Antara Takdir dan Tanggung Jawab: Rekonstruksi Teologi Perbuatan Tuhan dan Manusia dalam Konteks Krisis Etika Sosial Kontemporer

Mata Akademisi, Milenianews.com – Perdebatan klasik dalam pemikiran Islam mengenai hubungan antara kehendak Tuhan dan kebebasan manusia merupakan isu mendasar yang menyentuh persoalan moralitas, keadilan, dan tanggung jawab. Lima mazhab besar,Mu’tazilah, Asy’ariyah, Maturidiyah, Jabariyah, dan Qodariyah, menawarkan pandangan yang beragam: dari Mu’tazilah yang menekankan kebebasan mutlak manusia demi menegakkan keadilan Tuhan, hingga Jabariyah yang menafikan kehendak manusia sepenuhnya.

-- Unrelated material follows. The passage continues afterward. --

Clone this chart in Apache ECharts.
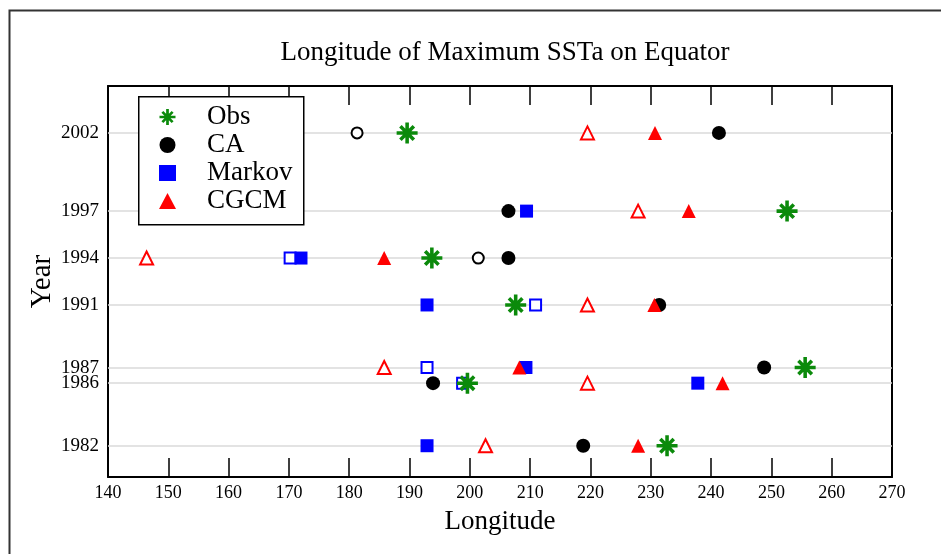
<!DOCTYPE html>
<html>
<head>
<meta charset="utf-8">
<script src="https://cdn.jsdelivr.net/npm/echarts@6/dist/echarts.min.js"></script>
<style>html,body{margin:0;padding:0;background:#fff}#c{width:941px;height:554px}</style>
</head>
<body>
<div id="c"></div>
<script>
const years = [1982, 1986, 1987, 1991, 1994, 1997, 2002];
const obs = [232.7, 199.6, 255.6, 207.6, 193.7, 252.6, 189.6];
const ca = [218.8, 193.9, 248.8, 231.4, 206.4, 206.4, 241.3];
const markov = [192.9, 237.8, 209.3, 192.9, 172.0, 209.4, null];
const cgcm = [227.9, 241.9, 208.2, 230.6, 185.8, 236.3, 230.7];
const caOpen = [null, null, null, null, 201.4, null, 181.3];
const markovOpen = [null, 198.8, 192.9, 210.9, 170.2, null, null];
const cgcmOpen = [202.6, 219.5, 185.8, 219.5, 146.4, 227.9, 219.5];
const xTicks = [140, 150, 160, 170, 180, 190, 200, 210, 220, 230, 240, 250, 260, 270];

function pairs(arr) {
  const out = [];
  arr.forEach((v, i) => { if (v !== null) out.push([v, years[i]]); });
  return out;
}

const FONT = "'Liberation Serif', 'Times New Roman', serif";
const starPath = 'path://M0 8.3 L20 8.3 L20 11.7 L0 11.7 Z M8.3 0 L11.7 0 L11.7 20 L8.3 20 Z M4.8 2.4 L17.6 15.2 L15.2 17.6 L2.4 4.8 Z M17.6 4.8 L4.8 17.6 L2.4 15.2 L15.2 2.4 Z';
const GREEN = '#0b8a0b';

const chart = echarts.init(document.getElementById('c'), null, {renderer: 'canvas'});
chart.setOption({
  animation: false,
  backgroundColor: '#fff',
  title: {
    text: 'Longitude of Maximum SSTa on Equator',
    left: 500, top: 34, textAlign: 'center',
    textStyle: {fontFamily: FONT, fontSize: 27, fontWeight: 'normal', color: '#000'}
  },
  graphic: [
    {type: 'rect', left: 7, top: 8, z: 0, silent: true,
     shape: {width: 945, height: 600}, style: {fill: 'none', stroke: '#333', lineWidth: 2}},
    {type: 'rect', left: 138, top: 96, z: 50, silent: true,
     shape: {width: 165, height: 128}, style: {fill: '#fff', stroke: '#000', lineWidth: 1.5}}
  ],
  legend: {
    data: ['Obs', 'CA', 'Markov', 'CGCM'],
    orient: 'vertical', left: 159, top: 103, z: 60,
    itemWidth: 17, itemHeight: 16, itemGap: 0,
    padding: 0,
    textStyle: {fontFamily: FONT, fontSize: 27, color: '#000', lineHeight: 28, padding: [0, 0, 0, 26]}
  },
  grid: {left: 108, right: 49, top: 86, bottom: 77, containLabel: false},
  xAxis: [
    {type: 'value', min: 140, max: 270, interval: 10, position: 'bottom',
     name: 'Longitude', nameLocation: 'middle', nameGap: 31,
     nameTextStyle: {fontFamily: FONT, fontSize: 27, color: '#000'},
     axisLine: {show: true, onZero: false, lineStyle: {color: '#000', width: 2}},
     axisTick: {show: true, inside: true, length: 19, lineStyle: {color: '#000', width: 1.5}},
     axisLabel: {fontFamily: FONT, fontSize: 18, color: '#000', margin: 7},
     splitLine: {show: false}},
    {type: 'value', min: 140, max: 270, interval: 10, position: 'top',
     axisLine: {show: true, onZero: false, lineStyle: {color: '#000', width: 2}},
     axisTick: {show: true, inside: true, length: 19, lineStyle: {color: '#000', width: 1.5}},
     axisLabel: {show: false},
     splitLine: {show: false}}
  ],
  yAxis: [
    {type: 'value', min: 1980, max: 2005, position: 'left',
     name: 'Year', nameLocation: 'middle', nameGap: 51, nameMoveOverlap: false,
     nameTextStyle: {fontFamily: FONT, fontSize: 29, color: '#000'},
     axisLine: {show: true, onZero: false, lineStyle: {color: '#000', width: 2}},
     axisTick: {show: false},
     axisLabel: {fontFamily: FONT, fontSize: 19, color: '#000', margin: 9, customValues: years,
       formatter: v => String(v)},
     splitLine: {show: false}},
    {type: 'value', min: 1980, max: 2005, position: 'right',
     axisLine: {show: true, onZero: false, lineStyle: {color: '#000', width: 2}},
     axisTick: {show: false}, axisLabel: {show: false}, splitLine: {show: false}}
  ],
  series: [
    {name: 'gridlines', type: 'scatter', data: [], z: 1,
     markLine: {silent: true, z: 1, symbol: ['none', 'none'], label: {show: false},
       lineStyle: {color: '#dadada', width: 1.5, type: 'solid'},
       data: years.map(y => ({yAxis: y}))}},
    {name: 'CA open', type: 'scatter', z: 3, symbol: 'emptyCircle', symbolSize: 11,
     itemStyle: {color: '#000', borderColor: '#000', borderWidth: 1.5, opacity: 1},
     data: pairs(caOpen)},
    {name: 'Markov open', type: 'scatter', z: 3, symbol: 'emptyRect', symbolSize: 11,
     itemStyle: {color: '#0000ff', borderColor: '#0000ff', borderWidth: 1.5, opacity: 1},
     data: pairs(markovOpen)},
    {name: 'CGCM open', type: 'scatter', z: 3, symbol: 'emptyTriangle', symbolSize: 13,
     itemStyle: {color: '#ff0000', borderColor: '#ff0000', borderWidth: 1.5, opacity: 1},
     data: pairs(cgcmOpen)},
    {name: 'CA', type: 'scatter', z: 3, symbol: 'circle', symbolSize: 14,
     itemStyle: {color: '#000', opacity: 1}, data: pairs(ca)},
    {name: 'Markov', type: 'scatter', z: 3, symbol: 'rect', symbolSize: 13,
     itemStyle: {color: '#0000ff', opacity: 1}, data: pairs(markov)},
    {name: 'CGCM', type: 'scatter', z: 3, symbol: 'triangle', symbolSize: 14,
     itemStyle: {color: '#ff0000', opacity: 1}, data: pairs(cgcm)},
    {name: 'Obs', type: 'scatter', z: 3, symbol: starPath, symbolSize: 21,
     itemStyle: {color: GREEN, opacity: 1}, data: pairs(obs)}
  ]
});
</script>
</body>
</html>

Asy’ariyah mencoba mencari jalan tengah melalui konsep (kasb), sementara Maturidiyah menyeimbangkan kebebasan manusia dengan pengetahuan Tuhan yang azali, dan Qodariyah memberikan otonomi penuh kepada manusia. Dalam konteks modern, perdebatan ini menjadi sangat relevan ketika umat Islam menghadapi isu-isu seperti hak asasi manusia, tanggung jawab hukum, dan kebebasan individu. Pandangan-pandangan klasik ini dapat menjadi dasar refleksi untuk menegaskan bahwa dalam sistem sosial, politik, dan hukum Islam kontemporer, kebebasan manusia perlu diakui, namun tetap dalam kerangka nilai-nilai ilahiah dan tanggung jawab moral.

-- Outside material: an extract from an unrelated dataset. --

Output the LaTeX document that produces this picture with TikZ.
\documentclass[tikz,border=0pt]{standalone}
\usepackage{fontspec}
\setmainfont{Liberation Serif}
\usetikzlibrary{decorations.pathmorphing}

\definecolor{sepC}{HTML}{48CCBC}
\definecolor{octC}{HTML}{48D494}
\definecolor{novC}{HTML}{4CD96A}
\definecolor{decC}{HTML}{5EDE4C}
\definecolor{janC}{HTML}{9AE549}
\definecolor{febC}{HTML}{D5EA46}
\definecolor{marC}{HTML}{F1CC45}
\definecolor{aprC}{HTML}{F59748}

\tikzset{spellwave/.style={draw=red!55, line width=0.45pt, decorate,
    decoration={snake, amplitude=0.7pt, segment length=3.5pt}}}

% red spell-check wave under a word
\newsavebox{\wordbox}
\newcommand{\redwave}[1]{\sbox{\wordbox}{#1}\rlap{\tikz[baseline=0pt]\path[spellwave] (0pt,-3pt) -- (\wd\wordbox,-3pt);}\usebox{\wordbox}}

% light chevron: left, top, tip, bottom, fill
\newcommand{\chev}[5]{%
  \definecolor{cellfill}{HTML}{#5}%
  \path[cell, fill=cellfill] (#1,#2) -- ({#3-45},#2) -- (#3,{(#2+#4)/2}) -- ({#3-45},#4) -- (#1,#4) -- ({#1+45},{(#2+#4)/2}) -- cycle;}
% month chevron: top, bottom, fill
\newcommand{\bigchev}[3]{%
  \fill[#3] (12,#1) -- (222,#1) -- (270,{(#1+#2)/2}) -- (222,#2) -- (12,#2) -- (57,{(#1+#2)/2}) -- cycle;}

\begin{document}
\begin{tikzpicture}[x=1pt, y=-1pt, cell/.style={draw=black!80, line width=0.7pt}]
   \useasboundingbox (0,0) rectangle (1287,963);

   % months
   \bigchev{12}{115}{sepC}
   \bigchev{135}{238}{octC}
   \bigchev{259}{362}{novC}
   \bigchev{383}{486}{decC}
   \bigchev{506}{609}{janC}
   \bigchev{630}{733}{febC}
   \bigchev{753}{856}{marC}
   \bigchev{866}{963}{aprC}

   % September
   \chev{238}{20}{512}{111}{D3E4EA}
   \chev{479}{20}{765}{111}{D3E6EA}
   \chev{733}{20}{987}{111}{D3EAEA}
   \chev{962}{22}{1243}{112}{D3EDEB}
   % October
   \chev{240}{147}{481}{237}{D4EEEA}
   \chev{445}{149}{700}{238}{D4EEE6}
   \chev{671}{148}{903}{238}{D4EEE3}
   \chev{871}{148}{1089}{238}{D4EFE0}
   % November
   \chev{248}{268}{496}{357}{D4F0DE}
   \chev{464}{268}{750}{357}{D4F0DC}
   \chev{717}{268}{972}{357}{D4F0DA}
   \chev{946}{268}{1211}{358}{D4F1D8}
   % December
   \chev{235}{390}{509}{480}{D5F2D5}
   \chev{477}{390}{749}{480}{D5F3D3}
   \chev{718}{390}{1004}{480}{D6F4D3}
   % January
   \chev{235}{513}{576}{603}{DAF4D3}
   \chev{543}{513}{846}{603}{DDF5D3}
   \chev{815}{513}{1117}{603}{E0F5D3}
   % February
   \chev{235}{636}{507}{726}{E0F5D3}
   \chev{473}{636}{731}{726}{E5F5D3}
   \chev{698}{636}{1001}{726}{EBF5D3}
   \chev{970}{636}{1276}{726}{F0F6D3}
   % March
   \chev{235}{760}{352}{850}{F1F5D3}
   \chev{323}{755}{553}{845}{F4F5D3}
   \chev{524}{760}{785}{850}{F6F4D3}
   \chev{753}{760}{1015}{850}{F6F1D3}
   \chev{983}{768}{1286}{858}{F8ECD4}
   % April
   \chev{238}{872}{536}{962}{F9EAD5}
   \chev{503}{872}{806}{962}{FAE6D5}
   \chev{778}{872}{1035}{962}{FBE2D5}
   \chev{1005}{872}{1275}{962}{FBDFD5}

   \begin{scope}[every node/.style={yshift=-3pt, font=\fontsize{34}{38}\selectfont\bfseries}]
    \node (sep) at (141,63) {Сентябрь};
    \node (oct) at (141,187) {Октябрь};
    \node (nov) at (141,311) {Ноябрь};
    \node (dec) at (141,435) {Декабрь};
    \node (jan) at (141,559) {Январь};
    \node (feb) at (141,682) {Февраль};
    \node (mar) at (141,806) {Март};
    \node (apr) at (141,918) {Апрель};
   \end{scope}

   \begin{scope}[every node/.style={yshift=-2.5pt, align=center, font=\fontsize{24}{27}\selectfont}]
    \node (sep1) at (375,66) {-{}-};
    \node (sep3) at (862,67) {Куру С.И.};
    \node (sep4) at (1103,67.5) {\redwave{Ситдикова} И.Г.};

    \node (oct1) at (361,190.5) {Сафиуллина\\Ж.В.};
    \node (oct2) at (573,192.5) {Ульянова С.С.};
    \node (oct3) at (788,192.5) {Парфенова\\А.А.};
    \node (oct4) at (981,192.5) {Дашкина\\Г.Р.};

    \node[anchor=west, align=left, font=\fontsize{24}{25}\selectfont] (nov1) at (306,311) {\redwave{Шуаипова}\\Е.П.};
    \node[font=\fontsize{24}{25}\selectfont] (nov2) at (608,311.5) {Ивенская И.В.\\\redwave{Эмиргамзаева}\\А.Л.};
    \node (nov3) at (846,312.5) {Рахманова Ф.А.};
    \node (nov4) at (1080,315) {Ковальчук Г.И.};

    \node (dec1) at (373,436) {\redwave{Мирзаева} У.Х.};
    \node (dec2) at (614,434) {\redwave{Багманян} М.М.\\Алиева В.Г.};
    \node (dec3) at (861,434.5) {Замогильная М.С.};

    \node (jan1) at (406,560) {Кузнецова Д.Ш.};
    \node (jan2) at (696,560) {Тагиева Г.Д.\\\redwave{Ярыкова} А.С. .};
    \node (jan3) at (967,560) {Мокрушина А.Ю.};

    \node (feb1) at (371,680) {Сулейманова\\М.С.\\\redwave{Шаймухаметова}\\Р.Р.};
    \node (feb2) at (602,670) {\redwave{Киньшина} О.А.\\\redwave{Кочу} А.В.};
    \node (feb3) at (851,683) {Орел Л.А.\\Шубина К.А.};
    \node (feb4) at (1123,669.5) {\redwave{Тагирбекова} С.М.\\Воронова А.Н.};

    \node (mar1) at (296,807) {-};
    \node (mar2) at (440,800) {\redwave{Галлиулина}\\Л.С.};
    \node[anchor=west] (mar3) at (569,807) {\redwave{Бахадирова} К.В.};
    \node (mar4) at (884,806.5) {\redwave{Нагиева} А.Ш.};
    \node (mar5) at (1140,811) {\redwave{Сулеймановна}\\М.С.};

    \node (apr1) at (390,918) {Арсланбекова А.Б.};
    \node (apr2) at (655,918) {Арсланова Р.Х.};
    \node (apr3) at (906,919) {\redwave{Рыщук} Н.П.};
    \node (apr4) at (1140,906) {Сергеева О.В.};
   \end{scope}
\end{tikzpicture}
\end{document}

Meskipun perdebatan tentang hubungan perbuatan manusia dan kehendak Tuhan sudah berlangsung sejak lama, dampaknya masih terasa dalam kehidupan umat Islam hari ini. Masalahnya bukan hanya pada perbedaan antarmazhab teologi, melainkan pada bagaimana pemahaman tersebut memengaruhi sikap hidup, budaya, dan kebijakan sosial umat.

Baca juga: Tantangan Islam di Era Modren

Pertama, masih banyak umat yang terjebak dalam pola pikir fatalistic menganggap semua sudah kehendak Tuhan sehingga melemahkan tanggung jawab individu. Ini mirip dengan pandangan Jabariyah. Di sisi lain, ada juga ekstrem yang memutlakkan kebebasan manusia dan memisahkannya dari Tuhan, seperti dalam Qodariyah, yang memicu krisis makna dalam etika sosial.

Ketegangan juga terjadi karena sebagian pihak menyalahpahami konsep kasb Asy’ariyah sebagai dalih otoritarianisme, padahal seharusnya menyeimbangkan kehendak Tuhan dan tanggung jawab manusia. Dalam ranah hukum, pemahaman keliru soal takdir bisa melemahkan rasa keadilan karena pelaku kejahatan berdalih bahwa perbuatannya adalah takdir. Masalah lain adalah rendahnya literasi kalam di kalangan muda, yang membuat mereka bingung atau bahkan meninggalkan agama karena merasa ajarannya tidak menjawab kegelisahan mereka.

Akar dari semua ini adalah keterputusan antara warisan teologi dan realitas kontemporer. Solusinya bukan memilih satu aliran, tapi merekonstruksi pendekatan yang menyatukan kekuasaan Tuhan dan tanggung jawab manusia secara proporsional dan kontekstual.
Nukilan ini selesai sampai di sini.